It is a legal concept that separates the personality of a corporation from the personalities of its shareholders, and protects them from being personally liable for the company's debts and other obligations. But when a court determines that a company's business was not conducted legally then it may hold the shareholders personally liable for the company's obligations under the legal concept of lifting the corporate veil.
Salomon Vs. Salomon and Co Ltd.
Fact of the case
In this case one Salomon incorporated a company named “Salomon & Co. Ltd.”,with seven subscribers consisting of himself, his wife, four sons and one daughter. This company took over the personal business assets of Salomon for £ 38,782 and in turn Salomon took 20,000 shares of £ 1 each debentures worth £ 10,000 of the company with charge on the company’s assets and the balance in cash. His wife, daughter and four sons took up one £ 1 share each. Subsequently, the company went into liquidation due to general trade depression. The unsecured creditors to the tune of £ 7,000 contended that Salomon could not be treated as a secured creditor of the company, in respect of the debentures held by him, as he was the managing director of one-man company, which was not different from Salomon and the cloak of the company was a mere sham and fraud.

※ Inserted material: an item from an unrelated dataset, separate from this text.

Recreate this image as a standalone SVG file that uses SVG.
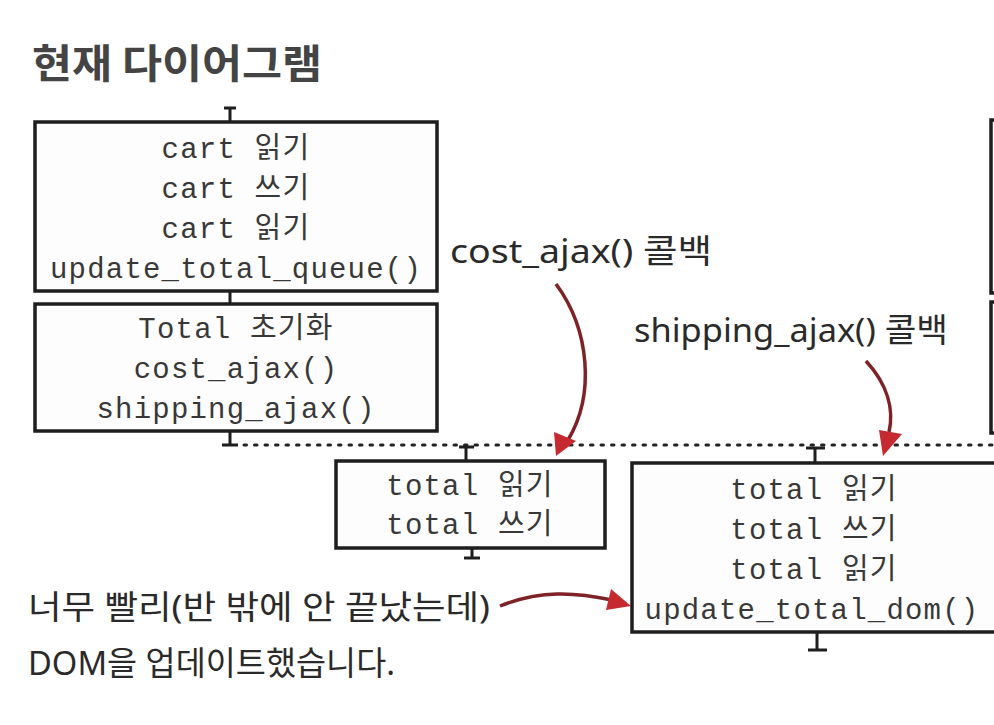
<svg xmlns="http://www.w3.org/2000/svg" width="994" height="725" viewBox="0 0 994 725">
<defs>
<style>
.box{fill:#fdfdfd;stroke:#1e1e1e;stroke-width:3.5}
.tk{stroke:#1e1e1e;stroke-width:3;fill:none}
.code{font-family:"Liberation Mono","Noto Sans CJK KR",monospace;font-size:29px;letter-spacing:1.2px;fill:#383838;text-anchor:middle}
.hand{font-family:"Noto Sans","Noto Sans CJK KR",sans-serif;font-size:33px;fill:#2a2a2a}
.title{font-family:"Noto Sans CJK KR",sans-serif;font-size:40px;font-weight:bold;fill:#444}
.red{stroke:#7e2228;stroke-width:3.5;fill:none}
.head{fill:#c42a30}
</style>
</defs>
<rect width="994" height="725" fill="#ffffff"/>
<text class="title" x="32" y="78" textLength="290" lengthAdjust="spacingAndGlyphs">현재 다이어그램</text>

<g id="edge-right">
<rect x="991" y="120" width="30" height="173" class="box"/>
<rect x="991" y="302" width="30" height="131" class="box"/>
</g>

<g id="connectors">
<path class="tk" d="M224,108 H236 M230,108 V122"/>
<path class="tk" d="M230,291 V304"/>
<path class="tk" d="M222,445 H238 M230,431 V445"/>
<line x1="244" y1="445" x2="994" y2="445" stroke="#222" stroke-width="3" stroke-dasharray="2.5 8" stroke-linecap="round"/>
<path class="tk" d="M459,447 H474 M466,447 V461"/>
<path class="tk" d="M464,558 H480 M472,548 V558"/>
<path class="tk" d="M806,448 H825 M815,448 V463"/>
<path class="tk" d="M808,650 H827 M817,632 V650"/>
<path class="red" d="M556,284 C590,330 595,395 568,440"/>
<path class="head" d="M556,456 L554,432 L576,441 Z"/>
<path class="red" d="M866,361 C888,385 894,410 889,432"/>
<path class="head" d="M883,456 L879,430 L902,434 Z"/>
<path class="red" d="M500,606 C540,590 575,592 612,600"/>
<path class="head" d="M631,606 L606,610 L611,589 Z"/>
</g>

<g id="node-cart">
<rect x="35" y="122" width="402" height="169" class="box"/>
<text class="code" x="236" y="158">cart 읽기</text>
<text class="code" x="236" y="198">cart 쓰기</text>
<text class="code" x="236" y="238">cart 읽기</text>
<text class="code" x="236" y="278">update_total_queue()</text>
</g>

<g id="node-init">
<rect x="35" y="304" width="402" height="127" class="box"/>
<text class="code" x="236" y="338">Total 초기화</text>
<text class="code" x="236" y="378">cost_ajax()</text>
<text class="code" x="236" y="418">shipping_ajax()</text>
</g>

<g id="node-cost-cb">
<rect x="336" y="461" width="269" height="87" class="box"/>
<text class="code" x="470" y="495">total 읽기</text>
<text class="code" x="470" y="534">total 쓰기</text>
</g>

<g id="node-ship-cb">
<rect x="632" y="463" width="380" height="169" class="box"/>
<text class="code" x="814" y="499">total 읽기</text>
<text class="code" x="814" y="539">total 쓰기</text>
<text class="code" x="814" y="579">total 읽기</text>
<text class="code" x="812" y="619">update_total_dom()</text>
</g>

<g id="labels">
<text class="hand" x="450" y="263" textLength="262" lengthAdjust="spacingAndGlyphs">cost_ajax() 콜백</text>
<text class="hand" x="634" y="342" textLength="314" lengthAdjust="spacingAndGlyphs">shipping_ajax() 콜백</text>
<text class="hand" x="28" y="619" textLength="462" lengthAdjust="spacingAndGlyphs">너무 빨리(반 밖에 안 끝났는데)</text>
<text class="hand" x="28" y="675" textLength="367" lengthAdjust="spacingAndGlyphs">DOM을 업데이트했습니다.</text>
</g>
</svg>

The Company is a separate legal entity different from its members and though it may be that after incorporation the business is precisely the same as it was before and the same persons are managers, and the same hands receive the profits, the company is not in law the agent of the subscribers or trustees for them. Nor are the subscribers, as members, liable, in any shape or form, except to the extent and in the manner provided by the Act i.e. unpaid amount of the shares.
This case clearly established that company has its own existence and as a result, a shareholder cannot be held liable for the acts of the company even though he holds virtually the entire share capital. The whole law of corporation is in fact based on this theory of separate corporate entity.